**YOUR OBJECTIVE**. Transcribe the material exactly. Images do not belong in the copy.

# # #

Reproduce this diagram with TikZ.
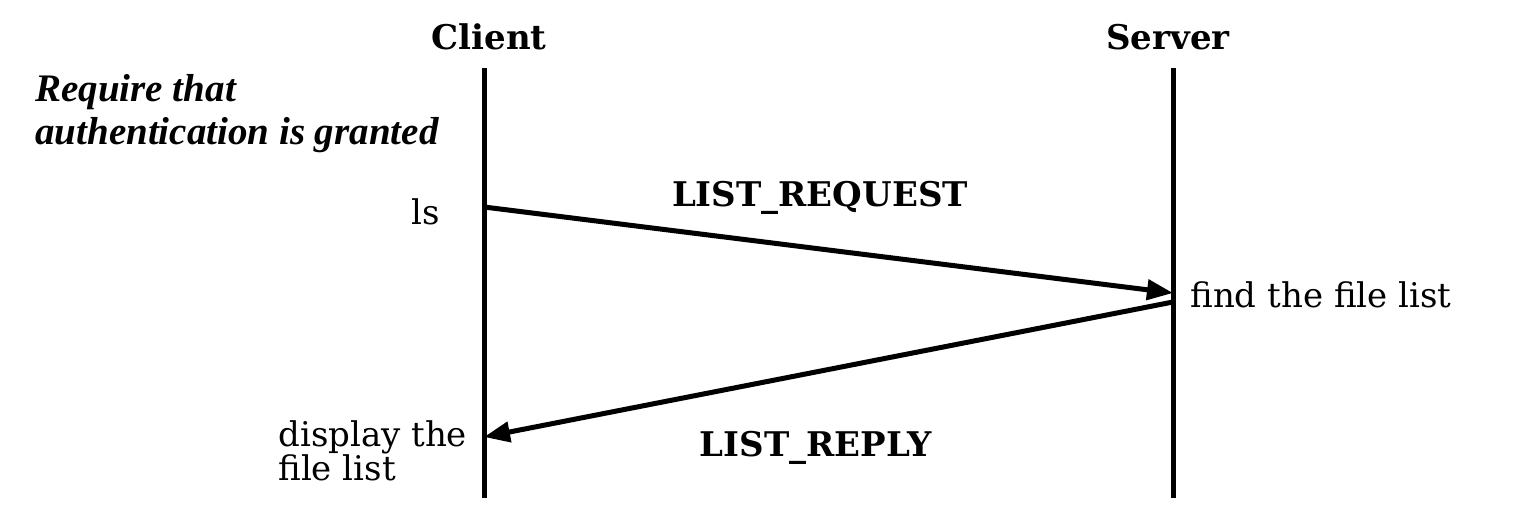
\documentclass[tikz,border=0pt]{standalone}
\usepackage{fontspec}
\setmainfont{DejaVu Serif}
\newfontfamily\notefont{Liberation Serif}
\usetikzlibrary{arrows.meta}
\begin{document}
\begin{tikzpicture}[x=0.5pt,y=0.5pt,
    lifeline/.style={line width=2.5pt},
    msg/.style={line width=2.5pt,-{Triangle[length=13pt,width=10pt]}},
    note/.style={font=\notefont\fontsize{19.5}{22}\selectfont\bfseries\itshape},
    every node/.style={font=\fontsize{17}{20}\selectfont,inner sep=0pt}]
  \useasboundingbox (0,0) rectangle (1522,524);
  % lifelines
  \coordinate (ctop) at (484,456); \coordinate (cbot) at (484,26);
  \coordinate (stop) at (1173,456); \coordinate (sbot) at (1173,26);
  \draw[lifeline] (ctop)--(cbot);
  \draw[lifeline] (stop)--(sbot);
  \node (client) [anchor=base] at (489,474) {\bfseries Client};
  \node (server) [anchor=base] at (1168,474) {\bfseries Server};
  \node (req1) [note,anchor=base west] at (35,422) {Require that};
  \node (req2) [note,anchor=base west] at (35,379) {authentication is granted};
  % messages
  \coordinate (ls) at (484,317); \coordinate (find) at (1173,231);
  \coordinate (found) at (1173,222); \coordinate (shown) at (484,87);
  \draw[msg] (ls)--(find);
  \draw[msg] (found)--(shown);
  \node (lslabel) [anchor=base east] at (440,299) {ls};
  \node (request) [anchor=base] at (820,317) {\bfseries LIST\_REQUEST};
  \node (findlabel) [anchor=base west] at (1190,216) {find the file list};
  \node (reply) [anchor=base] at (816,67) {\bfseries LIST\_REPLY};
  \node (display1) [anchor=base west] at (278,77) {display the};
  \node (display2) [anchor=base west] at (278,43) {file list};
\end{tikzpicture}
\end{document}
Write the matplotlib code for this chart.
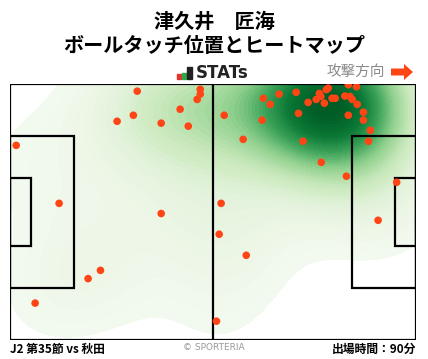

# # #

**SOLUTION FOR THIS PROBLEM**.
Reproduce this diagram with TikZ.
\documentclass[tikz,border=0pt]{standalone}
\usepackage{fontspec}
\setmainfont{DejaVu Serif}
\newfontfamily\notefont{Liberation Serif}
\usetikzlibrary{arrows.meta}
\begin{document}
\begin{tikzpicture}[x=0.5pt,y=0.5pt,
    lifeline/.style={line width=2.5pt},
    msg/.style={line width=2.5pt,-{Triangle[length=13pt,width=10pt]}},
    note/.style={font=\notefont\fontsize{19.5}{22}\selectfont\bfseries\itshape},
    every node/.style={font=\fontsize{17}{20}\selectfont,inner sep=0pt}]
  \useasboundingbox (0,0) rectangle (1522,524);
  % lifelines
  \coordinate (ctop) at (484,456); \coordinate (cbot) at (484,26);
  \coordinate (stop) at (1173,456); \coordinate (sbot) at (1173,26);
  \draw[lifeline] (ctop)--(cbot);
  \draw[lifeline] (stop)--(sbot);
  \node (client) [anchor=base] at (489,474) {\bfseries Client};
  \node (server) [anchor=base] at (1168,474) {\bfseries Server};
  \node (req1) [note,anchor=base west] at (35,422) {Require that};
  \node (req2) [note,anchor=base west] at (35,379) {authentication is granted};
  % messages
  \coordinate (ls) at (484,317); \coordinate (find) at (1173,231);
  \coordinate (found) at (1173,222); \coordinate (shown) at (484,87);
  \draw[msg] (ls)--(find);
  \draw[msg] (found)--(shown);
  \node (lslabel) [anchor=base east] at (440,299) {ls};
  \node (request) [anchor=base] at (820,317) {\bfseries LIST\_REQUEST};
  \node (findlabel) [anchor=base west] at (1190,216) {find the file list};
  \node (reply) [anchor=base] at (816,67) {\bfseries LIST\_REPLY};
  \node (display1) [anchor=base west] at (278,77) {display the};
  \node (display2) [anchor=base west] at (278,43) {file list};
\end{tikzpicture}
\end{document}
Write the matplotlib code for this chart.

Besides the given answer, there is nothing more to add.